Intervention de René Frydman

Réunion du mercredi 28 août 2019 à 15h00
Commission spéciale chargée d'examiner le projet de loi relatif à la bioéthique

René Frydman, Professeur émérite des universités, gynécologue-obstétricien :

Merci de votre invitation, Madame la Présidente. Effectivement, à la lecture – difficile – du projet de loi, j'ai le sentiment qu'une réponse a été donnée à un écrit cosigné par près de 100 médecins et biologistes de la reproduction, confrontés aux demandes de certains couples, de certaines femmes seules. Nous avons émis des vœux qui, je crois, pour la plupart sont exaucés dans le projet de loi avec des limites que je souligne, puisque nous n'étions pas favorables au développement de la GPA – nous pourrons éventuellement y revenir –, bien que ce ne soit pas dans le cadre du projet de loi.

Il y a cependant peut-être quelques manques à mes yeux, donc quelques points d'attention. Il faut revenir à la médecine et à l'offre de soins médicale qui est proposée, quelle que soit l'extension envisagée pour l'assistance médicale à la procréation (AMP). L'important est d'abord d'offrir une technique efficace. Elle l'est moyennement si l'on en juge par les résultats, et le médecin, le scientifique ou le biologiste qui travaille dans ce domaine est plutôt préoccupé par ce point-ci. Je pourrais résumer en disant que nous pouvons étendre l'AMP comme nous voulons, mais encore faut-il l'étendre avec un taux de succès significatif.

Je vais insister sur trois points situés plutôt en amont qu'en aval. La course en avant de la réponse apportée par la technologie est une chose, mais peut-être faut-il se préoccuper de la prévention, c'est-à-dire de l'information, et comme vous le savez, l'âge féminin est redoutable, puisque plus on avance en âge, moins on a de chances de concevoir. Cette information n'est pas assez systématiquement donnée, ce qui aboutit à des demandes de prise en charge beaucoup trop tardives, et avec de mauvais résultats.

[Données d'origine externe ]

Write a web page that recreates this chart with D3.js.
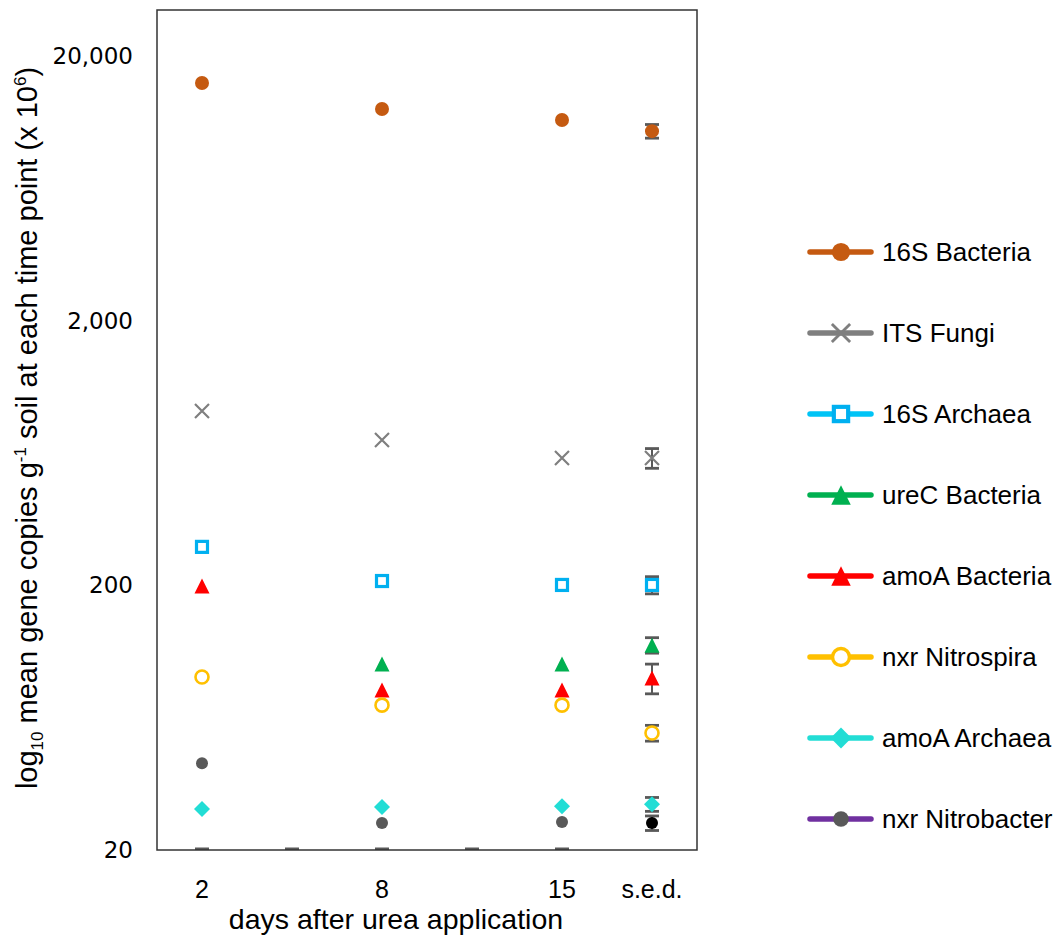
<!DOCTYPE html>
<html>
<head>
<meta charset="utf-8">
<script src="https://cdn.jsdelivr.net/npm/d3@7"></script>
<style>
  body { margin: 0; background: #fff; }
  text { font-family: "Liberation Sans", Arial, sans-serif; fill: #000; }
</style>
</head>
<body>
<div id="chart"></div>
<script>
// categories on the x axis (blank slots keep the spacing)
var categories = ["2", "", "8", "", "15", "s.e.d."];
var dayIndex = [0, 2, 4];
var sedIndex = 5;

var seriesNames = ["16S Bacteria", "ITS Fungi", "16S Archaea", "ureC Bacteria",
  "amoA Bacteria", "nxr Nitrospira", "amoA Archaea", "nxr Nitrobacter"];

// mean gene copies at days 2, 8, 15
var bacteria16S = [15890, 12670, 11510];
var fungiITS = [914, 710, 607];
var archaea16S = [280, 208, 201];
var ureCBacteria = [null, 101, 101];
var amoABacteria = [199, 80.5, 80.5];
var nxrNitrospira = [90.2, 70.6, 70.6];
var amoAArchaea = [28.6, 29.1, 29.3];
var nxrNitrobacter = [42.6, 25.3, 25.5];

// s.e.d. column: plotted value and half-height of the bar
var sedMeans = [10450, 607, 201, 119, 89.4, 55.4, 29.8, 25.3];
var sedErrors = [620, 52, 15, 8, 11.5, 3.8, 1.8, 1.6];

// small dashes sitting on the bottom of the axis
var floorValues = [20, 20, 20, 20, 20];

var yTicks = [20, 200, 2000, 20000];

var allSeries = [bacteria16S, fungiITS, archaea16S, ureCBacteria,
  amoABacteria, nxrNitrospira, amoAArchaea, nxrNitrobacter];

var styles = [
  { type: "circle", color: "#C55A11", line: "#C55A11", size: 7 },
  { type: "x", color: "#7F7F7F", line: "#7F7F7F", size: 7 },
  { type: "square", color: "#00B0F0", line: "#00C4F6", size: 5.5 },
  { type: "triangle", color: "#00B050", line: "#00B050", size: 7.5 },
  { type: "triangle", color: "#FF0000", line: "#FF0000", size: 7.5 },
  { type: "ring", color: "#FFC000", line: "#FFC000", size: 6.5 },
  { type: "diamond", color: "#22DDD5", line: "#22DDD5", size: 8 },
  { type: "circle", color: "#595959", line: "#7030A0", size: 6, sedColor: "#000" }
];

var svgWidth = 1064;
var svgHeight = 938;
var plot = { left: 157, right: 697, top: 10, bottom: 850 };

var svg = d3.select("#chart")
  .append("svg")
  .attr("width", svgWidth)
  .attr("height", svgHeight);

var x = d3.scaleBand()
  .domain(categories.map(function(c, i) { return i; }))
  .range([plot.left, plot.right]);

var y = d3.scaleLog()
  .domain([20, 30000])
  .range([plot.bottom, plot.top]);

function cx(i) { return x(i) + x.bandwidth() / 2; }

// draw a marker of a given style at (px, py), k scales it up for the legend
function drawMarker(g, st, px, py, k, colorOverride) {
  var s = st.size * k;
  var col = colorOverride || st.color;
  if (st.type === "circle") {
    g.append("circle").attr("cx", px).attr("cy", py).attr("r", s).attr("fill", col);
  } else if (st.type === "ring") {
    g.append("circle").attr("cx", px).attr("cy", py).attr("r", s)
      .attr("fill", "#fff").attr("stroke", col).attr("stroke-width", 2.6 * k);
  } else if (st.type === "square") {
    g.append("rect").attr("x", px - s).attr("y", py - s)
      .attr("width", 2 * s).attr("height", 2 * s)
      .attr("fill", "#fff").attr("stroke", col).attr("stroke-width", 3.2 * k);
  } else if (st.type === "triangle") {
    g.append("path")
      .attr("d", "M" + px + "," + (py - s) + "L" + (px + s) + "," + (py + s) +
        "L" + (px - s) + "," + (py + s) + "Z")
      .attr("fill", col);
  } else if (st.type === "diamond") {
    g.append("path")
      .attr("d", "M" + px + "," + (py - s) + "L" + (px + s) + "," + py +
        "L" + px + "," + (py + s) + "L" + (px - s) + "," + py + "Z")
      .attr("fill", col);
  } else if (st.type === "x") {
    g.append("path")
      .attr("d", "M" + (px - s) + "," + (py - s) + "L" + (px + s) + "," + (py + s) +
        "M" + (px + s) + "," + (py - s) + "L" + (px - s) + "," + (py + s))
      .attr("stroke", col).attr("stroke-width", 2.2 * k).attr("fill", "none");
  }
}

// floor dashes
svg.append("g").selectAll("rect")
  .data(floorValues)
  .enter()
  .append("rect")
  .attr("x", function(d, i) { return cx(i) - 7; })
  .attr("y", function(d) { return y(d) - 2.5; })
  .attr("width", 14)
  .attr("height", 2.5)
  .attr("fill", "#595959");

// frame
svg.append("rect")
  .attr("x", plot.left)
  .attr("y", plot.top)
  .attr("width", plot.right - plot.left)
  .attr("height", plot.bottom - plot.top)
  .attr("fill", "none")
  .attr("stroke", "#333")
  .attr("stroke-width", 1.5);

// error bars in the s.e.d. column
var errG = svg.append("g").attr("stroke", "#595959");
sedMeans.forEach(function(m, i) {
  var px = cx(sedIndex);
  var hi = y(m + sedErrors[i]);
  var lo = y(m - sedErrors[i]);
  errG.append("line").attr("x1", px).attr("x2", px).attr("y1", hi).attr("y2", lo)
    .attr("stroke-width", 2);
  [hi, lo].forEach(function(v) {
    errG.append("line").attr("x1", px - 7).attr("x2", px + 7).attr("y1", v).attr("y2", v)
      .attr("stroke-width", 2.8);
  });
});

// data points
var pointsG = svg.append("g");
allSeries.forEach(function(vals, si) {
  var st = styles[si];
  vals.forEach(function(v, j) {
    if (v == null) return;
    drawMarker(pointsG, st, cx(dayIndex[j]), y(v), 1);
  });
  drawMarker(pointsG, st, cx(sedIndex), y(sedMeans[si]), 1, st.sedColor);
});

// y axis labels
var yAxis = svg.append("g")
  .attr("transform", "translate(" + plot.left + ",0)")
  .call(d3.axisLeft(y).tickValues(yTicks).tickFormat(d3.format(",")).tickSize(0).tickPadding(24));
yAxis.select(".domain").remove();
yAxis.selectAll("text")
  .style("font-family", "'DejaVu Sans', Verdana, sans-serif")
  .attr("font-size", 23)
  .attr("fill", "#000");

// x axis labels
var xAxis = svg.append("g")
  .attr("transform", "translate(0," + plot.bottom + ")")
  .call(d3.axisBottom(x).tickFormat(function(i) { return categories[i]; }).tickSize(0).tickPadding(30));
xAxis.select(".domain").remove();
xAxis.selectAll("text")
  .attr("font-size", 25)
  .attr("fill", "#000");

// axis titles
svg.append("text")
  .attr("x", 396)
  .attr("y", 929)
  .attr("text-anchor", "middle")
  .attr("font-size", 28.5)
  .text("days after urea application");

var yTitle = svg.append("text")
  .attr("transform", "translate(37,428) rotate(-90)")
  .attr("text-anchor", "middle")
  .attr("font-size", 29);
yTitle.append("tspan").text("log");
yTitle.append("tspan").attr("font-size", 17).attr("dy", 6).text("10");
yTitle.append("tspan").attr("dy", -6).text(" mean gene copies g");
yTitle.append("tspan").attr("font-size", 17).attr("dy", -11).text("-1");
yTitle.append("tspan").attr("dy", 11).text(" soil at each time point (x 10");
yTitle.append("tspan").attr("font-size", 17).attr("dy", -11).text("6");
yTitle.append("tspan").attr("dy", 11).text(")");

// legend
var legend = svg.append("g");
seriesNames.forEach(function(name, i) {
  var st = styles[i];
  var ly = 252 + i * 81.0;
  legend.append("line")
    .attr("x1", 810).attr("x2", 871).attr("y1", ly).attr("y2", ly)
    .attr("stroke", st.line).attr("stroke-width", 5.5).attr("stroke-linecap", "round");
  drawMarker(legend, st, 841, ly, 1.3);
  legend.append("text")
    .attr("x", 882)
    .attr("y", ly + 9)
    .attr("font-size", 26)
    .text(name);
});
</script>
</body>
</html>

Or cette information pourrait être faite, comme elle l'est pour le cancer du sein ou le cancer du côlon, quelque chose qui soit modulé par l'Assurance-maladie, et qui avertisse toutes les jeunes femmes de ce risque à un âge déterminé, pas trop tôt et pas trop tard.

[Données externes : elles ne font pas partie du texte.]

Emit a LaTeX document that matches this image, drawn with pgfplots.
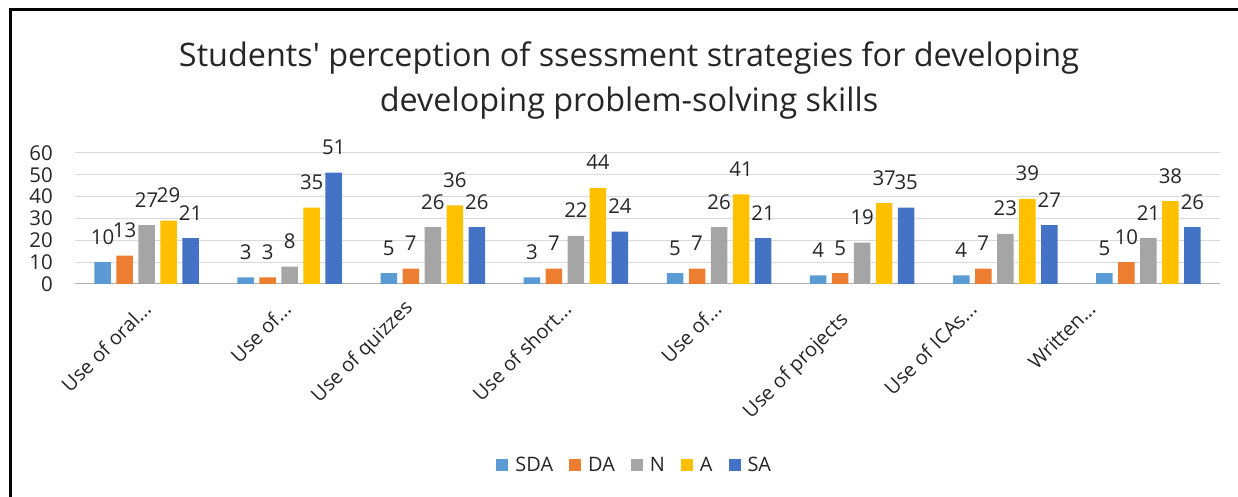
\documentclass[border=0pt]{standalone}
\usepackage{pgfplots}
\pgfplotsset{compat=1.18}
\usepackage{fontspec}
\setmainfont{Open Sans}
\definecolor{cSDA}{HTML}{5B9BD5}
\definecolor{cDA}{HTML}{ED7D31}
\definecolor{cN}{HTML}{A5A5A5}
\definecolor{cA}{HTML}{FFC000}
\definecolor{cSA}{HTML}{4472C4}
\definecolor{gridc}{HTML}{D9D9D9}
\definecolor{txt}{HTML}{262626}
\begin{document}
\begin{tikzpicture}[x=1bp,y=1bp]
\path[use as bounding box] (0,0) rectangle (1238,497);
\draw[line width=3bp] (10.5,0) -- (10.5,487.5) -- (1238,487.5);
\node[font=\fontsize{32.5}{38}\selectfont, anchor=base, text=txt] at (629,430) {Students\textquotesingle\ perception of ssessment strategies for developing};
\node[font=\fontsize{32.5}{38}\selectfont, anchor=base, text=txt] at (629,385) {developing problem-solving skills};
\begin{axis}[
  at={(75bp,213bp)}, anchor=south west,
  scale only axis, width=1145bp, height=131bp,
  xmin=-0.5, xmax=7.5, ymin=0, ymax=60,
  ybar=5.5bp, bar width=16.5bp,
  axis x line*=bottom, axis y line*=left,
  x axis line style={draw=gridc!80!black, line width=1bp},
  y axis line style={draw=none},
  ymajorgrids, grid style={draw=gridc, line width=1bp},
  major tick length=0pt,
  ytick={0,10,...,60},
  xtick={0,...,7}, xticklabels={},
  /pgf/number format/assume math mode=true,
  yticklabel style={font=\fontsize{20.5}{24}\selectfont, inner sep=0pt, xshift=-22bp, text=txt},
  nodes near coords,
  every node near coord/.append style={font=\fontsize{20.5}{24}\selectfont, anchor=base, inner sep=0pt, yshift=18bp, text=txt},
  legend style={at={(0.488,-1.382)}, anchor=center, draw=none, legend columns=5,
    font=\fontsize{20}{24}\selectfont, text=txt, nodes={inner sep=0pt},
    /tikz/every odd column/.append style={column sep=7bp},
    /tikz/every even column/.append style={column sep=16bp}},
  legend image code/.code={\fill[#1] (0bp,-6bp) rectangle (12bp,6bp);},
  clip=false,
]
\addplot[fill=cSDA, draw=none] coordinates {(0,10) (1,3) (2,5) (3,3) (4,5) (5,4) (6,4) (7,5)};
\addplot[fill=cDA, draw=none] coordinates {(0,13) (1,3) (2,7) (3,7) (4,7) (5,5) (6,7) (7,10)};
\addplot[fill=cN, draw=none] coordinates {(0,27) (1,8) (2,26) (3,22) (4,26) (5,19) (6,23) (7,21)};
\addplot[fill=cA, draw=none] coordinates {(0,29) (1,35) (2,36) (3,44) (4,41) (5,37) (6,39) (7,38)};
\addplot[fill=cSA, draw=none] coordinates {(0,21) (1,51) (2,26) (3,24) (4,21) (5,35) (6,27) (7,26)};
\legend{SDA, DA, N, A, SA}
\foreach \i/\dx/\dy/\lab in {0/-5/-16/{Use of oral...}, 1/-8/-16/{Use of...}, 2/-30/-14/{Use of quizzes}, 3/-14/-16/{Use of short...}, 4/-7/-16/{Use of...}, 5/-24/-26/{Use of projects}, 6/-38/-16/{Use of ICAs...}, 7/-62/-16/{Written...}} {
  \edef\temp{\noexpand\node[rotate=45, anchor=north east, inner sep=0pt, font=\noexpand\fontsize{20}{24}\noexpand\selectfont, text=txt] at ([xshift=\dx bp, yshift=\dy bp]axis cs:\i,0) {\lab};}
  \temp
}
\end{axis}
\end{tikzpicture}
\end{document}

Le deuxième point touche à la prévention, aux recherches sur les causes de l'infertilité qui ne sont pas à la hauteur de ce qui est nécessaire. Or nous devrions comprendre pourquoi nous sommes confrontés à une infertilité du couple, aussi bien masculine que féminine, qui semble augmenter au fil des ans – non pas de l'âge mais des années que nous voyons défiler. Je pense que cela rejoint les préoccupations globales sur l'environnement où des réflexions et des recherches sont menées, mais un peu timidement. Il me semble donc qu'un coup de fouet devrait être donné. Sur l'infertilité, j'ai proposé, et je proposerai volontiers qu'il existe un comité permanent et un plan national sur le modèle du plan contre l'Alzheimer ou du plan contre le cancer : un plan contre l'infertilité qui permet d'aborder tous les aspects aussi bien de la recherche que psychologiques, sociologiques, mais qui soit situé essentiellement en amont. Voilà ma préoccupation, que je n'ai pas retrouvée dans le projet de loi. Je sais que ce n'est pas forcément du domaine législatif, mais c'est en tous les cas un vœu qui intervient en amont de tous les problèmes que nous allons revoir dans le détail. Cela me semble indispensable.